Long-term solutions require a multi-pronged approach that includes improving market access, enhancing productivity through technological adoption, strengthening farmer producer organizations, and rationalizing input costs through policy interventions. For broader economic policy considerations, examining India's Export Competitiveness: Economic Policy & Industrial Transformation offers relevant insights into structural reforms.
UPSC Mains Practice Question
Critically analyze the effectiveness of the PM-KISAN scheme in addressing the input cost challenges faced by Indian farmers. Suggest additional measures required to ensure farmer income stability and cost recovery. (15 marks, 250 words)
Approach Hints:
- Introduce PM-KISAN: launch year, annual amount, beneficiaries.
- Explain its objective: income support, not full cost recovery.
- Discuss typical agricultural input costs (seeds, fertilizers, labor, irrigation).
- Compare ₹6000 with these costs, highlighting the quantitative mismatch.
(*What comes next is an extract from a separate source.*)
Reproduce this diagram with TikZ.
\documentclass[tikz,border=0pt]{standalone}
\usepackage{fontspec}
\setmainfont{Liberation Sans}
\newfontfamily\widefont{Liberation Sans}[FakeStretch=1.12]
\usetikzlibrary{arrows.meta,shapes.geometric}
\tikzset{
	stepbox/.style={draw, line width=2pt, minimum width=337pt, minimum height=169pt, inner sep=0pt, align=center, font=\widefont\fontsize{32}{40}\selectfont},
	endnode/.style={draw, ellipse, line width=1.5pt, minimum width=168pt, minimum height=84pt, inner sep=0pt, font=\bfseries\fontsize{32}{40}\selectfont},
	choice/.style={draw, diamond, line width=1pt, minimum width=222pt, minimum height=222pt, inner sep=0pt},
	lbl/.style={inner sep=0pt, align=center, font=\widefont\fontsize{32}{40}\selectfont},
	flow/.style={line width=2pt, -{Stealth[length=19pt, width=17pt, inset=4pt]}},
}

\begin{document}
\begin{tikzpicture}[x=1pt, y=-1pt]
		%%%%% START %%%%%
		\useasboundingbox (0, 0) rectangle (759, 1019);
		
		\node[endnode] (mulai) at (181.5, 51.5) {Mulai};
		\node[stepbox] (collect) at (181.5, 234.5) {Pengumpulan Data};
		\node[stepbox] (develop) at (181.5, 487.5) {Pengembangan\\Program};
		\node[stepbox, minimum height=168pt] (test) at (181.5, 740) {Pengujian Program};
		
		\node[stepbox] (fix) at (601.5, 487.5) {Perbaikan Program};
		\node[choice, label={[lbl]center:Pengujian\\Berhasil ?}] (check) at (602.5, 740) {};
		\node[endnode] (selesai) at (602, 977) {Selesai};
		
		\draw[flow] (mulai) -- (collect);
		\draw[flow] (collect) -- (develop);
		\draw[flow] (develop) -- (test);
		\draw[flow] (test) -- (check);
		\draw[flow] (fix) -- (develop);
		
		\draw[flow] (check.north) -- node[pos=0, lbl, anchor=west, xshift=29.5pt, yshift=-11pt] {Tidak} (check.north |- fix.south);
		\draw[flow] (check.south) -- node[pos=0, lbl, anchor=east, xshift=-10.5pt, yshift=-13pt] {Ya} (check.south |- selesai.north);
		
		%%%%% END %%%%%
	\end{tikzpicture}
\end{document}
- Analyze its limited but significant impact: liquidity, distress prevention for small farmers.
- Suggest additional measures: better MSP implementation, credit access, market reforms, extension services, input cost rationalization.
FAQs
What is the primary objective of the PM-KISAN scheme?
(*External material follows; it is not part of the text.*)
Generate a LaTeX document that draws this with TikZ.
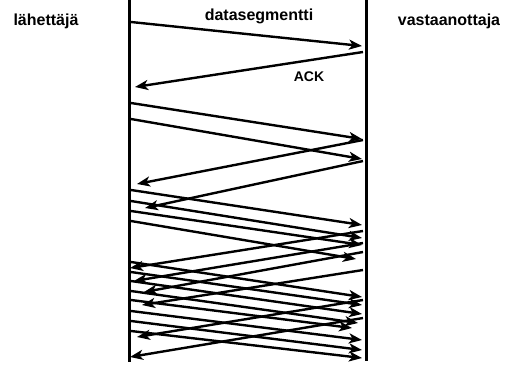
\documentclass[tikz,border=0pt]{standalone}
\usepackage{fontspec}
\setmainfont{Liberation Sans}
\usetikzlibrary{arrows.meta}
\begin{document}
\begin{tikzpicture}[x=1pt,y=-1pt,
  lifeline/.style={line width=3pt},
  msg/.style={line width=2.4pt,-{Stealth[length=13pt,width=10pt,inset=3.5pt]}},
  lbl/.style={font=\fontsize{16}{19}\selectfont\bfseries,anchor=base,inner sep=0pt},
  small/.style={font=\fontsize{14}{17}\selectfont\bfseries,anchor=base,inner sep=0pt}]
\useasboundingbox (0,0) rectangle (513,367);

% labels
\node[lbl] (snd) at (46,25) {lähettäjä};
\node[lbl] (seg) at (259,20) {datasegmentti};
\node[lbl] (rcv) at (449,25) {vastaanottaja};
\node[small] (ack) at (309,81) {ACK};

% lifelines
\coordinate (Ltop) at (129,0);
\coordinate (Lbot) at (129,362);
\coordinate (Rtop) at (366,0);
\coordinate (Rbot) at (366,361);
\draw[lifeline] (Ltop) -- (Lbot);
\draw[lifeline] (Rtop) -- (Rbot);

% data segments: sender -> receiver
\foreach \n/\ya/\yb/\xb in {
  1/22/46/362,
  2/103/139/362, 3/119/159/362,
  4/190/225/362, 5/201/238/362, 6/211/245/362, 7/221/259/356,
  8/262/297/362, 9/272/305/362, 10/281/314/362, 11/291/323/358,
  12/300/328/352, 13/311/340/362, 14/321/350/362, 15/331/358/362}{
  \coordinate (d\n s) at (131,\ya);
  \coordinate (d\n e) at (\xb,\yb);
  \draw[msg] (d\n s) -- (d\n e);
}

% acknowledgements: receiver -> sender
\foreach \n/\ya/\yb/\xb in {
  1/52/87/135,
  2/140/184/137, 3/161/208/145,
  4/231/268/130, 5/243/281/134, 6/252/292/144, 7/270/305/142,
  8/300/337/137, 9/318/357/130}{
  \coordinate (a\n s) at (363,\ya);
  \coordinate (a\n e) at (\xb,\yb);
  \draw[msg] (a\n s) -- (a\n e);
}
\end{tikzpicture}
\end{document}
The primary objective of PM-KISAN is to provide income support to eligible landholding farmer families. This direct cash transfer aims to supplement their income, helping them meet various expenses, including input costs and household needs, thereby providing a basic income floor.
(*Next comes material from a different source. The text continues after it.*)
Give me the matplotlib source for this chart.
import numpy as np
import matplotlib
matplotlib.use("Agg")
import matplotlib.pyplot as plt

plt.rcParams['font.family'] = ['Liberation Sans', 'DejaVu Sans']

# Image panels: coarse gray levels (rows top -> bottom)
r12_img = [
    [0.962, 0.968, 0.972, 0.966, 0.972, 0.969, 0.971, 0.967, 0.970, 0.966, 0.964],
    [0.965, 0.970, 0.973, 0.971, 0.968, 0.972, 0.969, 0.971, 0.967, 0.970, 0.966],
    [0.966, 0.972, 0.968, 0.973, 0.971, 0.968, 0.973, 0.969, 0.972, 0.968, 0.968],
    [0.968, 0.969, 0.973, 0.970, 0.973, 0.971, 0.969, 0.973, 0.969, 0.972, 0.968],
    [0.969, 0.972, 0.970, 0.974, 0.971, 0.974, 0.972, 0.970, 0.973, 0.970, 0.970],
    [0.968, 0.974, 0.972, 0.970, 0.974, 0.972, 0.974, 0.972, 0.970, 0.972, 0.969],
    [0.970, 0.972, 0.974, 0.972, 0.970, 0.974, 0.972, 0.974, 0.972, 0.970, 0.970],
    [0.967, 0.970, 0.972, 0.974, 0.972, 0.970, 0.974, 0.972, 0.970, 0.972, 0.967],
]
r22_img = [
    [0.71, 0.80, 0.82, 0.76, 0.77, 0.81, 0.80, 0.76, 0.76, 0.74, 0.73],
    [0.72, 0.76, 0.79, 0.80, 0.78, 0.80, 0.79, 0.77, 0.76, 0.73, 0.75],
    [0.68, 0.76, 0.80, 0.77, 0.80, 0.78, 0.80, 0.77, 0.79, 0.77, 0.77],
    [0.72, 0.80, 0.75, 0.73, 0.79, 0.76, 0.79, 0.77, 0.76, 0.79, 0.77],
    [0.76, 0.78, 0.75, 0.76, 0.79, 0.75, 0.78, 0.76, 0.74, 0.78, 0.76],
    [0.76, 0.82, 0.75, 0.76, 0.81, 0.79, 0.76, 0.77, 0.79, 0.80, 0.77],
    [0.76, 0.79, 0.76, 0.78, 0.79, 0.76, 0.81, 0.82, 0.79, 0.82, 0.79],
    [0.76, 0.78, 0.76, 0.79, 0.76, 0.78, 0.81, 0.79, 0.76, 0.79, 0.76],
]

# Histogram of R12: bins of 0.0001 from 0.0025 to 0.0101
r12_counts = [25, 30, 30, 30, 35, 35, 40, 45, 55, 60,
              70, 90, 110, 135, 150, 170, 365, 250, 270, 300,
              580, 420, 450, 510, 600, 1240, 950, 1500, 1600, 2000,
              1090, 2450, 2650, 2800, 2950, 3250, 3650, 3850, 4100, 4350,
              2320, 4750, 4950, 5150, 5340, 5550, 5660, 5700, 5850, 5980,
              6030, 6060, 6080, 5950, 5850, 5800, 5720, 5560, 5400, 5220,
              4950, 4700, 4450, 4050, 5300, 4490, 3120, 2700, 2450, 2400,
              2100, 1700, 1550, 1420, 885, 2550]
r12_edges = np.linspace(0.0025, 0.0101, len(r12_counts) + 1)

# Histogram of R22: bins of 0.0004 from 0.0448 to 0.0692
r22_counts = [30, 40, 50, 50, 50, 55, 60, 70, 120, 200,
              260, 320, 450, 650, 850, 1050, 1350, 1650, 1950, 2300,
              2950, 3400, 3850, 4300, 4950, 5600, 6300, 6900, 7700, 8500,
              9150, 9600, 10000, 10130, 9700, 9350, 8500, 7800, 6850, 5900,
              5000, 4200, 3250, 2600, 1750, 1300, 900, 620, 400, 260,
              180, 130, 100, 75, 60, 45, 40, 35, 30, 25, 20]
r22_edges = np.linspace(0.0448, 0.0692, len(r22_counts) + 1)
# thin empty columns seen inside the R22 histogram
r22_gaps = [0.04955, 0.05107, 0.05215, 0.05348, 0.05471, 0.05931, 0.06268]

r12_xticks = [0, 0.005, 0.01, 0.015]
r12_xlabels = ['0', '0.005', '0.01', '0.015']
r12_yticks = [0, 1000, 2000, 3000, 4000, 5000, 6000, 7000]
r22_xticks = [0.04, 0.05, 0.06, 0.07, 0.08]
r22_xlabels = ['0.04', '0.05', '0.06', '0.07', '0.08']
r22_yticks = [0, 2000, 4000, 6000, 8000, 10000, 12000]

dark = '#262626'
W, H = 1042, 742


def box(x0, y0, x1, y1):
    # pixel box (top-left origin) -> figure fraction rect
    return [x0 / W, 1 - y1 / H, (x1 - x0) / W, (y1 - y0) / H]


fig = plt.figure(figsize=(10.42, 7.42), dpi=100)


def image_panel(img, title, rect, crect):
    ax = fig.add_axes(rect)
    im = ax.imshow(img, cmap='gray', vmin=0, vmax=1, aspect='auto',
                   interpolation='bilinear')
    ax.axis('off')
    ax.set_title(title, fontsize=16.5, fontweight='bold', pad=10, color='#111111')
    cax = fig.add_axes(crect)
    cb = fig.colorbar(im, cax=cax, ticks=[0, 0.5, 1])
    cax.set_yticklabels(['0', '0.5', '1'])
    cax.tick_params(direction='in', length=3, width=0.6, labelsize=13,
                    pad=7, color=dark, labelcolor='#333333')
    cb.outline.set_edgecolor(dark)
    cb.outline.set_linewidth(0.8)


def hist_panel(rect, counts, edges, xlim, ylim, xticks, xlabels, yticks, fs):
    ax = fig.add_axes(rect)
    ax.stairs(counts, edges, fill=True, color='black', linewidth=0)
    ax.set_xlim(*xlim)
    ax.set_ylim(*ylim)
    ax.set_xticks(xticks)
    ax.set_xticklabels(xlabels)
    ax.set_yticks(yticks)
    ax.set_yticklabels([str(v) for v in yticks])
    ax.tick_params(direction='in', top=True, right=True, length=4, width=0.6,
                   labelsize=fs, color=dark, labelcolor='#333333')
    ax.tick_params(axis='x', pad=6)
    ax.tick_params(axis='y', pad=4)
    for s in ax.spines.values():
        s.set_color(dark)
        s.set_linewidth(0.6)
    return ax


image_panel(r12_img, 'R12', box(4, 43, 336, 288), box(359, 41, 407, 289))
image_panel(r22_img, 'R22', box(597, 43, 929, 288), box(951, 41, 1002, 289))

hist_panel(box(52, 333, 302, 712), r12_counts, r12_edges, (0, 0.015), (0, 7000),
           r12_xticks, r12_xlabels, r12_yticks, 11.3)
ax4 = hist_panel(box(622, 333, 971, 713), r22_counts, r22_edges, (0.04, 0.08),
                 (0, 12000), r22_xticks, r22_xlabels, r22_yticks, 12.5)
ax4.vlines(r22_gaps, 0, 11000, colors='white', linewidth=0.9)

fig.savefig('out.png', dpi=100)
How many farmers have benefited from PM-KISAN?
As of recent reports, over 11 crore farmer families have received benefits under the PM-KISAN scheme since its inception in February 2019. The scheme targets all landholding farmer families, subject to specific exclusion criteria.
Does PM-KISAN replace other agricultural subsidies?
No, PM-KISAN is designed as an income support scheme and does not replace existing agricultural subsidies like those on fertilizers, or procurement under Minimum Support Price (MSP). It functions as an additional layer of financial assistance directly to farmers.
What are the main components of agricultural input costs?
Agricultural input costs typically include expenses for seeds (conventional or hybrid), fertilizers (urea, DAP, MOP), pesticides and herbicides for crop protection, irrigation (electricity or diesel for pumps), labor wages, and machinery rental charges for operations like tilling and harvesting.
How does PM-KISAN address farmer distress?
While not fully covering input costs, the ₹6000 annual payout from PM-KISAN provides crucial liquidity to farmers, especially small and marginal landholders. This timely cash injection can help them manage immediate financial needs, reduce reliance on high-interest informal credit, and potentially prevent distress sales of produce.